The Clan del Golfo emerged from one of the many armed groups involved in Colombia’s decades of messy guerrilla warfare in the 20th Century. It evolved out of its paramilitary state through multiple rounds of expansion under the control of the Úsuga brothers, known as “Giovanni” and “Otoniel.” Otoniel was captured in 2022 and extradited to the United States, where he was sentenced to 45 years in prison in 2023.
“The human misery caused by the defendant’s incredibly violent, vengeful, and bloody reign as leader of the Clan de Golfo drug trafficking organization may never be fully calculated due to its magnitude,” United States Attorney for the Eastern District of New York Breon Peace said following his conviction, “but today’s lengthy sentence delivers appropriate justice and sends a message to other paramilitary and cartel leaders that the United States will seek their arrest and extradition in order to hold them accountable in our courts of law.”
The Clan del Golfo has nonetheless continued to expand cocaine-trafficking activities, particularly in northern Colombia.

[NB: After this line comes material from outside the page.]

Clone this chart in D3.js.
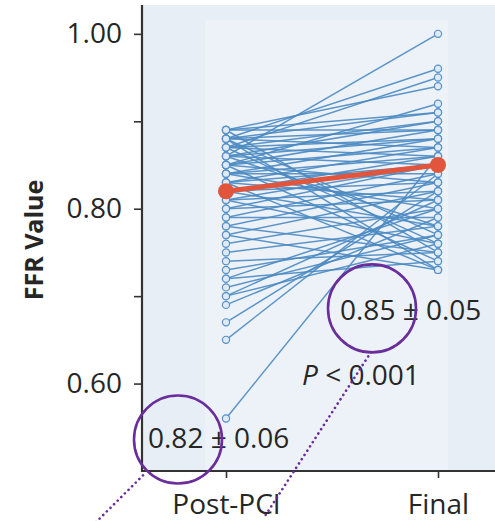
<!DOCTYPE html>
<html>
<head>
<meta charset="utf-8">
<script src="https://cdn.jsdelivr.net/npm/d3@7"></script>
<style>
  html, body { margin: 0; padding: 0; background: #ffffff; }
  svg { display: block; }
  text { font-family: "Open Sans", "Noto Sans", sans-serif; fill: #262626; }
</style>
</head>
<body>
<div id="chart"></div>
<script>
// ---- data ----
const categories = ["Post-PCI", "Final"];
const postValues = [0.86,0.88,0.87,0.89,0.85,0.89,0.88,0.87,0.86,0.89,
                    0.88,0.85,0.84,0.87,0.86,0.83,0.88,0.85,0.84,0.82,
                    0.87,0.56,0.81,0.86,0.83,0.80,0.65,0.84,0.79,0.82,
                    0.85,0.78,0.67,0.81,0.77,0.83,0.70,0.80,0.76,0.84,
                    0.72,0.79,0.69,0.86,0.75,0.82,0.71,0.88,0.73,0.81,
                    0.87,0.70,0.78,0.89,0.74,0.85,0.72,0.83,0.77,0.88];
const finalValues = [1.00,0.96,0.95,0.94,0.92,0.91,0.91,0.90,0.90,0.89,
                     0.89,0.89,0.88,0.88,0.88,0.87,0.87,0.87,0.86,0.86,
                     0.86,0.86,0.85,0.85,0.85,0.85,0.84,0.84,0.84,0.83,
                     0.83,0.83,0.82,0.82,0.82,0.81,0.81,0.81,0.80,0.80,
                     0.80,0.79,0.79,0.78,0.78,0.78,0.77,0.77,0.77,0.76,
                     0.76,0.76,0.75,0.75,0.75,0.74,0.74,0.73,0.73,0.73];
const meanValues = [0.82, 0.85];
const yTickValues = [0.6, 0.7, 0.8, 0.9, 1.0];
const yTickLabels = ["0.60", "", "0.80", "", "1.00"];
const annotations = [
  {text: "0.82 ± 0.06", cat: "Post-PCI", dx: -78, value: 0.526},
  {text: "0.85 ± 0.05", cat: "Final", dx: -98, value: 0.673},
  {text: "P < 0.001", cat: "Final", dx: -136, value: 0.598, italicP: true}
];

// ---- layout ----
const W = 495, H = 521;
const plotLeft = 142, plotRight = 522, plotTop = 5, plotBottom = 471;
const FONT = 28;
const WEIGHT = 500;

const svg = d3.select("#chart").append("svg").attr("width", W).attr("height", H);

const x = d3.scalePoint().domain(categories).range([226, 438]);
const y = d3.scaleLinear().domain([0.50, 1.033]).range([plotBottom, plotTop]);

// background panel
svg.append("rect").attr("x", plotLeft).attr("y", plotTop)
  .attr("width", plotRight - plotLeft).attr("height", plotBottom - plotTop)
  .attr("fill", "#e8eef6");
svg.append("rect").attr("x", 205).attr("y", 20)
  .attr("width", 243).attr("height", plotBottom - 20)
  .attr("fill", "#edf2f8");

// paired lines
const pairs = postValues.map((v, i) => [v, finalValues[i]]);
svg.append("g").selectAll("line").data(pairs).join("line")
  .attr("x1", x(categories[0])).attr("x2", x(categories[1]))
  .attr("y1", d => y(d[0])).attr("y2", d => y(d[1]))
  .attr("stroke", "#4a89c2").attr("stroke-width", 1.5).attr("stroke-opacity", 0.9);

// point markers
const pts = [];
postValues.forEach(v => pts.push({c: categories[0], v}));
finalValues.forEach(v => pts.push({c: categories[1], v}));
svg.append("g").selectAll("circle").data(pts).join("circle")
  .attr("cx", d => x(d.c)).attr("cy", d => y(d.v)).attr("r", 3.6)
  .attr("fill", "#dfeaf5").attr("stroke", "#5591c8").attr("stroke-width", 1.2);

// mean line
svg.append("line")
  .attr("x1", x(categories[0])).attr("x2", x(categories[1]))
  .attr("y1", y(meanValues[0])).attr("y2", y(meanValues[1]))
  .attr("stroke", "#e2553d").attr("stroke-width", 5).attr("stroke-linecap", "round");
svg.append("g").selectAll("circle").data(meanValues).join("circle")
  .attr("cx", (d, i) => x(categories[i])).attr("cy", d => y(d)).attr("r", 8)
  .attr("fill", "#e2553d");

// y axis
const yAxis = d3.axisLeft(y).tickValues(yTickValues)
  .tickFormat((d, i) => yTickLabels[i]).tickSize(8).tickPadding(12).tickSizeOuter(0);
const gy = svg.append("g").attr("transform", `translate(${plotLeft},0)`).call(yAxis);
gy.select(".domain").remove();
gy.selectAll(".tick line").attr("stroke", "#333").attr("stroke-width", 1.6);
gy.selectAll(".tick text").attr("font-size", FONT).attr("font-weight", WEIGHT).attr("fill", "#262626")
  .style("font-family", "'Open Sans', 'Noto Sans', sans-serif");
svg.append("line").attr("x1", plotLeft).attr("x2", plotLeft)
  .attr("y1", plotTop).attr("y2", plotBottom + 1)
  .attr("stroke", "#333").attr("stroke-width", 2.2);

// x axis
const xAxis = d3.axisBottom(x).tickSize(7).tickPadding(16).tickSizeOuter(0);
const gx = svg.append("g").attr("transform", `translate(0,${plotBottom})`).call(xAxis);
gx.select(".domain").remove();
gx.selectAll(".tick line").attr("stroke", "#333").attr("stroke-width", 1.6);
gx.selectAll(".tick text").attr("font-size", FONT).attr("font-weight", WEIGHT).attr("fill", "#262626")
  .style("font-family", "'Open Sans', 'Noto Sans', sans-serif");
svg.append("line").attr("x1", plotLeft - 1).attr("x2", plotRight)
  .attr("y1", plotBottom).attr("y2", plotBottom)
  .attr("stroke", "#333").attr("stroke-width", 2.2);

// y title
svg.append("text")
  .attr("transform", `translate(43,${(plotTop + plotBottom) / 2 + 2}) rotate(-90)`)
  .attr("text-anchor", "middle").attr("font-size", 25).attr("font-weight", "bold")
  .text("FFR Value");

// annotations
annotations.forEach(a => {
  const t = svg.append("text").attr("x", x(a.cat) + a.dx).attr("y", y(a.value))
    .attr("font-size", FONT).attr("font-weight", WEIGHT);
  if (a.italicP) {
    t.append("tspan").attr("font-style", "italic").text("P");
    t.append("tspan").text(a.text.slice(1));
  } else {
    t.text(a.text);
  }
});

// purple highlight circles and dotted leaders
const purple = "#6a2d9c";
const hl = [
  {cx: x("Post-PCI") - 48, cy: y(0.536), x1: x("Post-PCI") - 83, y1: y(0.495), x2: x("Post-PCI") - 133, y2: y(0.438)},
  {cx: x("Final") - 66, cy: y(0.686), x1: x("Final") - 67, y1: y(0.636), x2: x("Final") - 175, y2: y(0.445)}
];
hl.forEach(h => {
  svg.append("circle").attr("cx", h.cx).attr("cy", h.cy).attr("r", 44)
    .attr("fill", "none").attr("stroke", purple).attr("stroke-width", 2.6);
  svg.append("line").attr("x1", h.x1).attr("y1", h.y1).attr("x2", h.x2).attr("y2", h.y2)
    .attr("stroke", purple).attr("stroke-width", 2.6)
    .attr("stroke-dasharray", "0.1,5").attr("stroke-linecap", "round");
});
</script>
</body>
</html>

It was particularly successful during its expansions in absorbing smaller criminal gangs in remote areas to raise its membership numbers into the thousands.
While its primary source of income is believed to be cocaine trafficking, the Clan del Golfo has also been found involved in illicit mining and human trafficking through the Panamanian border and up the Darién Gap jungle trail.
The current head of the organization has been identified as Jobanis de Jesús Ávila Villadiego or “Chiquito Malo.” Reports estimate the terrorist organization has as many as 10,000 members.
The U.S. terror designations follow growing international concern regarding the cocaine trade in Latin America and the publication of the United Nations’ annual drug and crime report this year, finding record-high cocaine production globally, almost entirely fueled by activities in Colombia.
Drug-trafficking activity in Colombia has skyrocketed under President Gustavo Petro, a radical leftist and proud former member of the M19 Marxist terrorist guerrilla. Petro has repeatedly defended cocaine as “not worse than whiskey” and less dangerous than the use of fossil fuels or the consumption of sugar.
The Clan del Golfo is currently formally part of a process that Petro’s administration has branded “Total Peace,” a proposed negotiation to disarm that has not borne fruit at press time. The government and leaders of the clan are reportedly negotiating with the mediation of Qatar. According to El Tiempo, the Petro government and the Clan del Golfo announced on December 5 that the government would create three “temporary location zones” to home, disarm, and reintegrate members into society, despite the unclear legality of such a process.